Premise of this film, if you missed it: Pratt and Lawrence play two of many passengers on an interstellar voyage to a distant planet, however, when a malfunction occurs that causes Pratt to be prematurely released from cryogenic status (as in like 50 or 60 years away away from their destination early) he decide to break open the pod of Lawrence’s character to have someone to keep him company.
After initially trying to pretend that she had been awoken by the same fault that woke him up, she (rightly) doesn’t want anything to do with the man who effectively doomed her to live alone on a spaceship with her kidnapper for the rest of her life.
However, as the film is told from the perspective of Pratt’s character, their break-up is only temporary, and eventually they do end up spending the rest of their lives together as a couple on the ship, probably horrifying the other passengers and crew when they finally wake up and find the pair’s desiccated corpses on the observation deck.
This was definitely one of those films where the premise works better as a different genre than the one they were presenting, like how the premise of the Adam Sandler comedy 50 First Dates (where Sandler’s character meets a woman with a brain injury that causes her memory to reset each day, and he manipulates her into thinking that they’re in a long term relationship, including eventually having kids with her) was later kinda reused in the horror thriller Before I Go To Sleep, where the woman with the short-term memory disability to the protagonist rather than the dude, it’s eventually revealed over the course of the movie that he’d kidnapped her, put her in a house with faked picture evidence of their lives together and that her actual family didn’t know where she’d gone.

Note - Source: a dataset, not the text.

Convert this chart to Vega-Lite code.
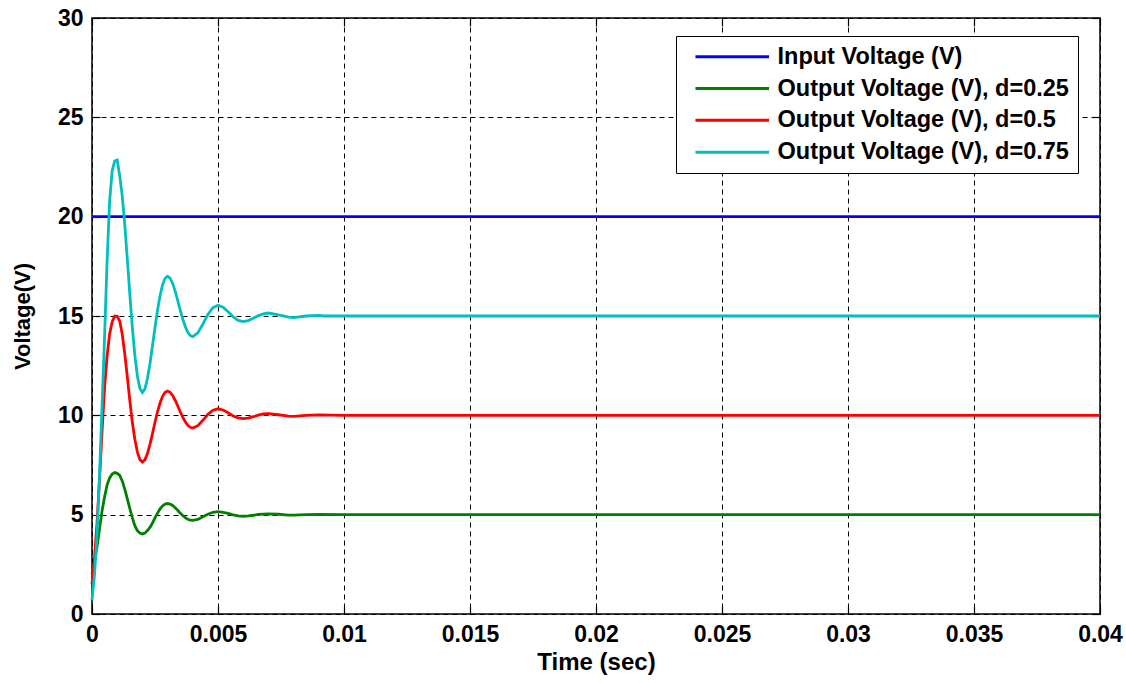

With Passengers the fact that they 1. centred it on Pratt’s character (hereby attempting to prime the audience to sympathise with him more than Lawrence’s character), and 2. tried to frame it as a romance film in a science fiction setting kind of made the premise more gross than if it was actually a straight horror story a la Before I Go To Sleep.
And yes, I’m aware there are several video essays on this train wreck of a movie, the above tweet just reminded me of it.